Technological Progress, “Sustained Growth,” and Limits

  • Core Nobel summary that technological change underpins “sustained growth” sparked debate:
    • Some see “sustained growth” as near‑tautological: by definition, ongoing technological progress that raises productivity yields ongoing growth.
    • Others stress physical/ecological limits: nothing grows forever; innovation may reduce resource intensity per unit of GDP but total resource use can still rise.
  • Distinctions drawn:
    • Growth drivers: population vs productivity; productivity gains also come from capital, education, health, not just technology.
    • Metrics like energy intensity of GDP show efficiency improvements, but whether they outpace GDP growth (and thus reduce total impact) is unclear.
  • Ecological economists and energy-focused views were mentioned as under‑represented in mainstream growth theory.

Colonialism, Industrialization, and Sources of Wealth

  • One thread argues Western growth is inseparable from centuries of violent resource extraction, slavery, and land grabs; GDP accounting hides where value was really created.
  • Counter‑argument:
    • Claim that industrialization at home, not colonies, is the primary source of Western wealth; some suggest colonial empires may even have been net national costs, though profitable for specific elites.
    • Examples of rich non‑colonial or formerly colonized countries versus resource‑rich but poor states used to argue that natural resources and colonialism aren’t sufficient explanations.
  • Disagreement remains unresolved; participants cite differing literatures and historians.

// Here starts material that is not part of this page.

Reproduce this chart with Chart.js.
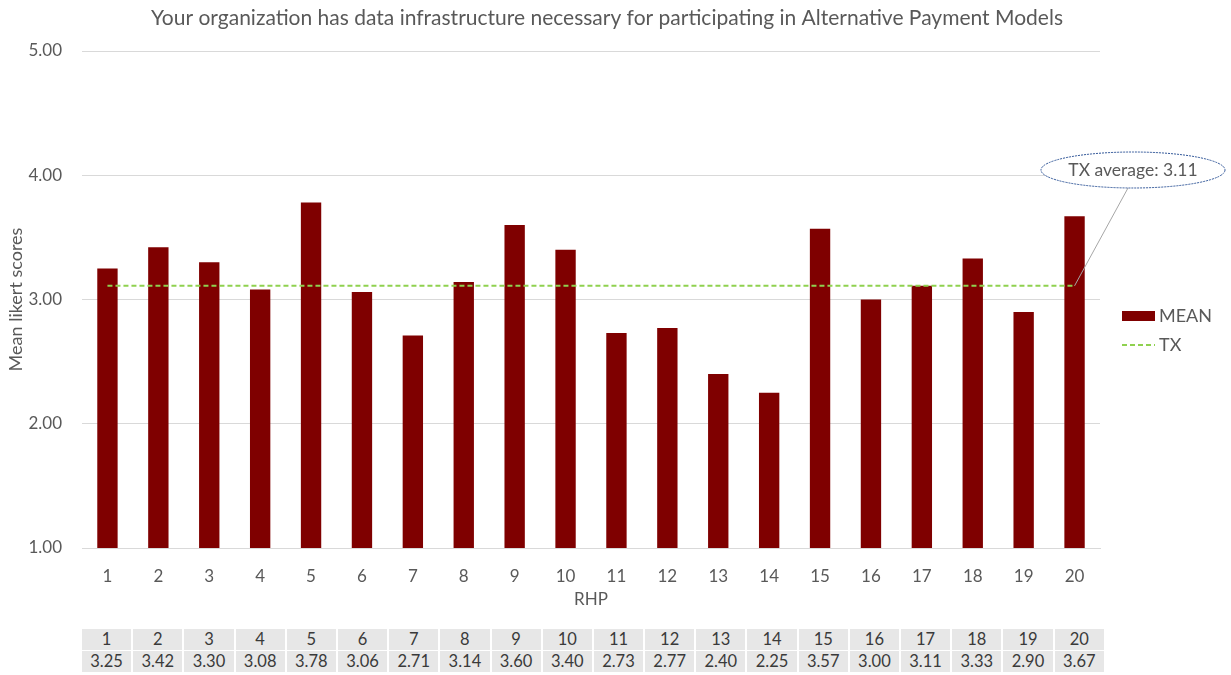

Creative Destruction and Local Quality of Life

  • Discussion of “creative destruction” grounded in a neighborhood example: pubs/cafés closing and being replaced by apartments or spas.
  • Tension between:
    • Higher measured economic output and tax revenue from redevelopment.
    • Loss of local amenities, social spaces, and neighborhood character—value not easily captured in GDP.
  • Parks vs revenue-generating uses: some note parks can indirectly raise nearby land values, but commenters lament 2025’s bias toward “crude profit” over non‑monetary benefits, using gentrifying “brunch places” as an example.

Views on the 2025 Laureates and How to Learn More

  • Several economists in the thread praise the selection as strong and thematically aligned with recent focus on growth, institutions, and innovation.
  • Mokyr’s work is highlighted as unusually accessible to lay readers, with specific book and paper recommendations; Aghion/Howitt’s growth texts also recommended.
  • Note that undergrad macro textbooks (e.g., standard survey texts) are suggested as an entry point, but the gap to current research-level macro is described as very large.

Miscellaneous

  • Clarification of Nobel prize splitting rules: up to three recipients; splits can be 1/3–1/3–1/3 or 1/2–1/4–1/4, so 1/4 is the smallest share.
  • Minor side discussions on whether adding “Economic Sciences” to the name is pretentious, and on the persistent confusion between economics and business.